TASK DETAILS
Write out the data below in full, unchanged, minus the images.

DATASET CONTENT
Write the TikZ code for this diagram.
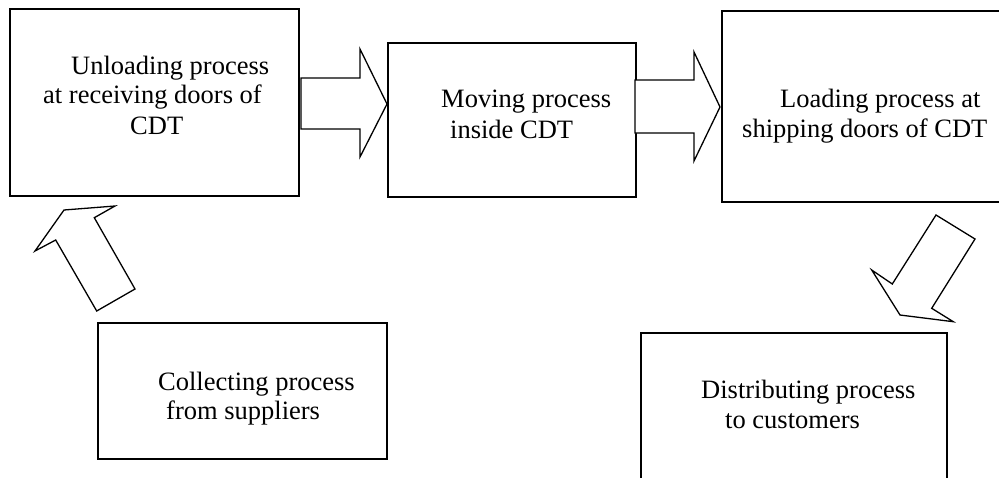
\documentclass[tikz,border=0pt]{standalone}
\usepackage{fontspec}
\setmainfont{Liberation Serif}
\begin{document}
\begin{tikzpicture}[x=1pt,y=-1pt,
  box/.style={draw=black, line width=1.8pt, anchor=north west, inner sep=0pt, fill=none},
  txt/.style={anchor=base west, inner sep=0pt, font=\fontsize{26.5}{30}\selectfont},
  blockarrow/.style={draw=black, line width=1.3pt, fill=white, line join=miter}]
\clip (0,0) rectangle (999,477);
% boxes
\node[box, minimum width=289pt, minimum height=187pt] (b1) at (9,8) {};
\node[box, minimum width=248pt, minimum height=154pt] (b2) at (387,42) {};
\node[box, minimum width=300pt, minimum height=191pt] (b3) at (721,10) {};
\node[box, minimum width=289pt, minimum height=136pt] (b4) at (97,322) {};
\node[box, minimum width=306pt, minimum height=170pt] (b5) at (640,332) {};
% texts
\node[txt] (t1a) at (71,74) {Unloading process};
\node[txt] (t1b) at (43,103) {at receiving doors of};
\node[txt] (t1c) at (130,134) {CDT};
\node[txt] (t2a) at (441,107) {Moving process};
\node[txt] (t2b) at (450,138) {inside CDT};
\node[txt] (t3a) at (780,107) {Loading process at};
\node[txt] (t3b) at (742,137) {shipping doors of CDT};
\node[txt] (t4a) at (158,390) {Collecting process};
\node[txt] (t4b) at (166,419) {from suppliers};
\node[txt] (t5a) at (701,398) {Distributing process};
\node[txt] (t5b) at (725,428) {to customers};
% block arrows
\draw[blockarrow] (301,78) -- (360,78) -- (360,49) -- (387,104) -- (360,157) -- (360,129) -- (301,129) -- cycle;
\draw[blockarrow] (635,80) -- (694,80) -- (694,52) -- (720,107) -- (694,161) -- (694,133) -- (635,133) -- cycle;
\draw[blockarrow] (96.7,311) -- (55.7,240) -- (35,251) -- (64,210) -- (115,206) -- (94.3,217.7) -- (135,289) -- cycle;
\draw[blockarrow] (936,215) -- (975,239) -- (931.7,308.3) -- (953.3,321.7) -- (900,315) -- (871.7,270) -- (892.3,284) -- cycle;
\end{tikzpicture}
\end{document}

COMPLETED EXERCISE
Write the TikZ code for this diagram.
\documentclass[tikz,border=0pt]{standalone}
\usepackage{fontspec}
\setmainfont{Liberation Serif}
\begin{document}
\begin{tikzpicture}[x=1pt,y=-1pt,
  box/.style={draw=black, line width=1.8pt, anchor=north west, inner sep=0pt, fill=none},
  txt/.style={anchor=base west, inner sep=0pt, font=\fontsize{26.5}{30}\selectfont},
  blockarrow/.style={draw=black, line width=1.3pt, fill=white, line join=miter}]
\clip (0,0) rectangle (999,477);
% boxes
\node[box, minimum width=289pt, minimum height=187pt] (b1) at (9,8) {};
\node[box, minimum width=248pt, minimum height=154pt] (b2) at (387,42) {};
\node[box, minimum width=300pt, minimum height=191pt] (b3) at (721,10) {};
\node[box, minimum width=289pt, minimum height=136pt] (b4) at (97,322) {};
\node[box, minimum width=306pt, minimum height=170pt] (b5) at (640,332) {};
% texts
\node[txt] (t1a) at (71,74) {Unloading process};
\node[txt] (t1b) at (43,103) {at receiving doors of};
\node[txt] (t1c) at (130,134) {CDT};
\node[txt] (t2a) at (441,107) {Moving process};
\node[txt] (t2b) at (450,138) {inside CDT};
\node[txt] (t3a) at (780,107) {Loading process at};
\node[txt] (t3b) at (742,137) {shipping doors of CDT};
\node[txt] (t4a) at (158,390) {Collecting process};
\node[txt] (t4b) at (166,419) {from suppliers};
\node[txt] (t5a) at (701,398) {Distributing process};
\node[txt] (t5b) at (725,428) {to customers};
% block arrows
\draw[blockarrow] (301,78) -- (360,78) -- (360,49) -- (387,104) -- (360,157) -- (360,129) -- (301,129) -- cycle;
\draw[blockarrow] (635,80) -- (694,80) -- (694,52) -- (720,107) -- (694,161) -- (694,133) -- (635,133) -- cycle;
\draw[blockarrow] (96.7,311) -- (55.7,240) -- (35,251) -- (64,210) -- (115,206) -- (94.3,217.7) -- (135,289) -- cycle;
\draw[blockarrow] (936,215) -- (975,239) -- (931.7,308.3) -- (953.3,321.7) -- (900,315) -- (871.7,270) -- (892.3,284) -- cycle;
\end{tikzpicture}
\end{document}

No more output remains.